>>>>

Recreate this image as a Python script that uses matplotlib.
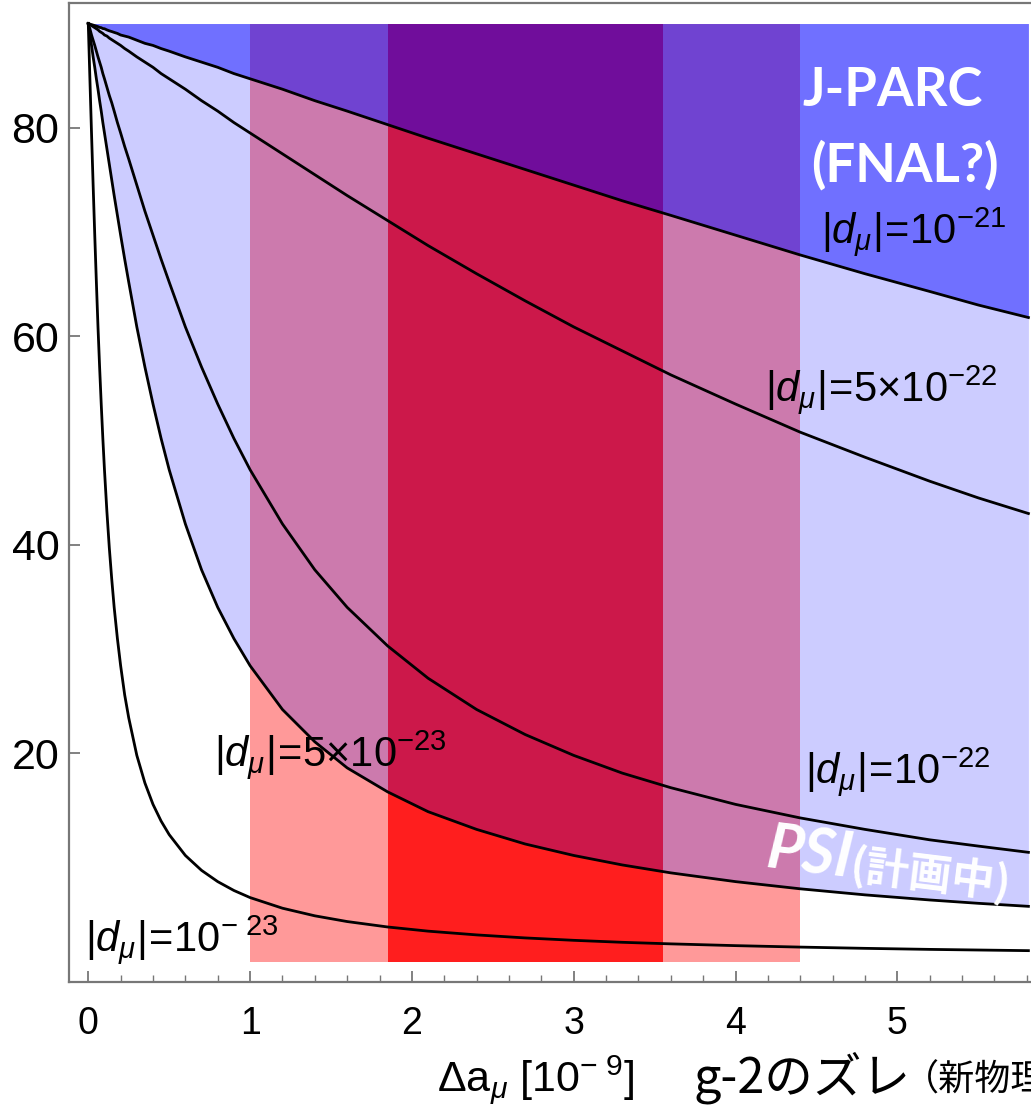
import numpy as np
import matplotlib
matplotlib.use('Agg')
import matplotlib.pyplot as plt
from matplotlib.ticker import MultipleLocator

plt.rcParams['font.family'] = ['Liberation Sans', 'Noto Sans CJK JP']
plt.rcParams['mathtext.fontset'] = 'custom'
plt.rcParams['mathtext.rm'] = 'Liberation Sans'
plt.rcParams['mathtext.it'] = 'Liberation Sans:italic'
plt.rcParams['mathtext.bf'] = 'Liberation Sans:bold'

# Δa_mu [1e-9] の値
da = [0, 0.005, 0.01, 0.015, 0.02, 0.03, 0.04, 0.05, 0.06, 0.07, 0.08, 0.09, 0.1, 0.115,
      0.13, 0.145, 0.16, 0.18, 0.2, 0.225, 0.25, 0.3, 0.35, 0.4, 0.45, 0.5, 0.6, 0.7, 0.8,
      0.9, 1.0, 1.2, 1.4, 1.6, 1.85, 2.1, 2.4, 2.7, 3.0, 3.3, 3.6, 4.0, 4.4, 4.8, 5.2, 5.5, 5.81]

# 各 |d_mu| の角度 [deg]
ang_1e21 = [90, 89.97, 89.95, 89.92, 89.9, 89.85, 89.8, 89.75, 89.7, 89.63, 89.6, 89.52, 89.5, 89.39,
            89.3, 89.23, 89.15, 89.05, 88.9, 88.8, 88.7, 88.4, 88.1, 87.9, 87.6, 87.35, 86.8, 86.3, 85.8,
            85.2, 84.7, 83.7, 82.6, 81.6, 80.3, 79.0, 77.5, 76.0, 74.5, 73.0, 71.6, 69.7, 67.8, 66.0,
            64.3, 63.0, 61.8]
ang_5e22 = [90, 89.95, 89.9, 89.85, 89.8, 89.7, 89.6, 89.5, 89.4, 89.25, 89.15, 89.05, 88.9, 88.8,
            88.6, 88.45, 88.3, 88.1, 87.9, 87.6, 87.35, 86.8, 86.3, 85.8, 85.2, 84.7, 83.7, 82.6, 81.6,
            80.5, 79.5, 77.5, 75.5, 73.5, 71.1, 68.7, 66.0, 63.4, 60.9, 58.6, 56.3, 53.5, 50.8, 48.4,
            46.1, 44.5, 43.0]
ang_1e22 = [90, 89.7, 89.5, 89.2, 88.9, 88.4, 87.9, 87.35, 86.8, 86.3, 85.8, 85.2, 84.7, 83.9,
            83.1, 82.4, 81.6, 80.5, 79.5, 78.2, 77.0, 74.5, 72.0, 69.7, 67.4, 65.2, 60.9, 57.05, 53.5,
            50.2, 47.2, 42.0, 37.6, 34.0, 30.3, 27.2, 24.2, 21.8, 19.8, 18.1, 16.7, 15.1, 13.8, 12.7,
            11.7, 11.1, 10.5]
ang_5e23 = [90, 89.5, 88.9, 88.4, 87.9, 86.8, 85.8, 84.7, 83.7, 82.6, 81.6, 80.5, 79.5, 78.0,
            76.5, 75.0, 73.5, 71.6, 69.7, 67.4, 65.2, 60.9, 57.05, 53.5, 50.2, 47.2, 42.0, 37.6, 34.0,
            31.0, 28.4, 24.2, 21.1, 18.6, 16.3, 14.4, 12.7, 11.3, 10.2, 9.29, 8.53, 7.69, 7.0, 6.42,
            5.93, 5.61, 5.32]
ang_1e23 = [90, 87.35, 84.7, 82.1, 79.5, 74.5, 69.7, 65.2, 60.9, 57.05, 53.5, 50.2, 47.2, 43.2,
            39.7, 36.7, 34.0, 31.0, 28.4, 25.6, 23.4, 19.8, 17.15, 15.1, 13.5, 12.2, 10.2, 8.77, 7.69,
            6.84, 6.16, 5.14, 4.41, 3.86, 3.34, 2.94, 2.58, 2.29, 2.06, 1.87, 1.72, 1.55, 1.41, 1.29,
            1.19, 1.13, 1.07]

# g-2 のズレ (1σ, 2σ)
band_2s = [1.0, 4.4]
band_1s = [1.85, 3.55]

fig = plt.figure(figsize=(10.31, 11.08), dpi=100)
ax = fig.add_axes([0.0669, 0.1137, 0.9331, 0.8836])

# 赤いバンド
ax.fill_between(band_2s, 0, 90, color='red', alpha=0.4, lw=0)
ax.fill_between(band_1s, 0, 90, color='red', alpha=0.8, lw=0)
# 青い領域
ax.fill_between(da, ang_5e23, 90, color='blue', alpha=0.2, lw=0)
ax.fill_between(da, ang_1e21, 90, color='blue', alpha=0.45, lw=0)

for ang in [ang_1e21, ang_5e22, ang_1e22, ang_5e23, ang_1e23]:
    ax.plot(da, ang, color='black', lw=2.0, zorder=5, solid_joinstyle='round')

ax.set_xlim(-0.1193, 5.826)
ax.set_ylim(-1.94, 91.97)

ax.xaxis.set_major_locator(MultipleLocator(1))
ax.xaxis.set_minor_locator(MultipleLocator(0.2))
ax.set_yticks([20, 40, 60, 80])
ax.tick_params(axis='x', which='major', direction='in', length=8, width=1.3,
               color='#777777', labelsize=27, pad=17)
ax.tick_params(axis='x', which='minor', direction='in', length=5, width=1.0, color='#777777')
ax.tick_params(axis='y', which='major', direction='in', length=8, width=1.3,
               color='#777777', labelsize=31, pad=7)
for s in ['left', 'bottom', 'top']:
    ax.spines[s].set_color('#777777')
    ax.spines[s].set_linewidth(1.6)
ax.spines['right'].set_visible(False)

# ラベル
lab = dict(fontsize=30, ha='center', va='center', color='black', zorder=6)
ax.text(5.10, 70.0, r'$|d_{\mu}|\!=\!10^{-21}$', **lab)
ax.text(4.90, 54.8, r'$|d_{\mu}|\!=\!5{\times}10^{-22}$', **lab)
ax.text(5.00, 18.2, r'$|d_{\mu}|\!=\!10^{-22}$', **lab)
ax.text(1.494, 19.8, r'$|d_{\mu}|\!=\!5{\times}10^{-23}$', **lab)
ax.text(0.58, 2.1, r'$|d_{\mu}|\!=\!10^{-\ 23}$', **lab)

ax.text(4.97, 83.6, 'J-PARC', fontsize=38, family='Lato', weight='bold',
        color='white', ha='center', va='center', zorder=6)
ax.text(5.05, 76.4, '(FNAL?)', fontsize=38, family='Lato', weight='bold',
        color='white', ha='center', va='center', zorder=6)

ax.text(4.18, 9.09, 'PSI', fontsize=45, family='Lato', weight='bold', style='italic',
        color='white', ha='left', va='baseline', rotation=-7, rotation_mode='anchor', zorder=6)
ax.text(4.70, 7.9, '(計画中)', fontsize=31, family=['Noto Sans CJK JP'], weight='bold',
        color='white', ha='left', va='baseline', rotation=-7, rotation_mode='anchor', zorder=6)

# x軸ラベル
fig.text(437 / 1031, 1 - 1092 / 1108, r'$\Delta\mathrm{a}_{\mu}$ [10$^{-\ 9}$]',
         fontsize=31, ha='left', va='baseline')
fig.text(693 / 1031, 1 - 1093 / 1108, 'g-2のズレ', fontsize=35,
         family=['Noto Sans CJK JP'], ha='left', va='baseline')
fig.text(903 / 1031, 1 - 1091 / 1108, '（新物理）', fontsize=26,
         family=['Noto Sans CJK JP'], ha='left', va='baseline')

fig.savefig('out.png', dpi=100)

<<<<

**Description of the task**
Write out again, exactly, the lines from the start of the listing up to the line containing "5.2, 5.5, 5.81]", with both ends and without pictures.

**Complete answer**
Recreate this image as a Python script that uses matplotlib.
import numpy as np
import matplotlib
matplotlib.use('Agg')
import matplotlib.pyplot as plt
from matplotlib.ticker import MultipleLocator

plt.rcParams['font.family'] = ['Liberation Sans', 'Noto Sans CJK JP']
plt.rcParams['mathtext.fontset'] = 'custom'
plt.rcParams['mathtext.rm'] = 'Liberation Sans'
plt.rcParams['mathtext.it'] = 'Liberation Sans:italic'
plt.rcParams['mathtext.bf'] = 'Liberation Sans:bold'

# Δa_mu [1e-9] の値
da = [0, 0.005, 0.01, 0.015, 0.02, 0.03, 0.04, 0.05, 0.06, 0.07, 0.08, 0.09, 0.1, 0.115,
      0.13, 0.145, 0.16, 0.18, 0.2, 0.225, 0.25, 0.3, 0.35, 0.4, 0.45, 0.5, 0.6, 0.7, 0.8,
      0.9, 1.0, 1.2, 1.4, 1.6, 1.85, 2.1, 2.4, 2.7, 3.0, 3.3, 3.6, 4.0, 4.4, 4.8, 5.2, 5.5, 5.81]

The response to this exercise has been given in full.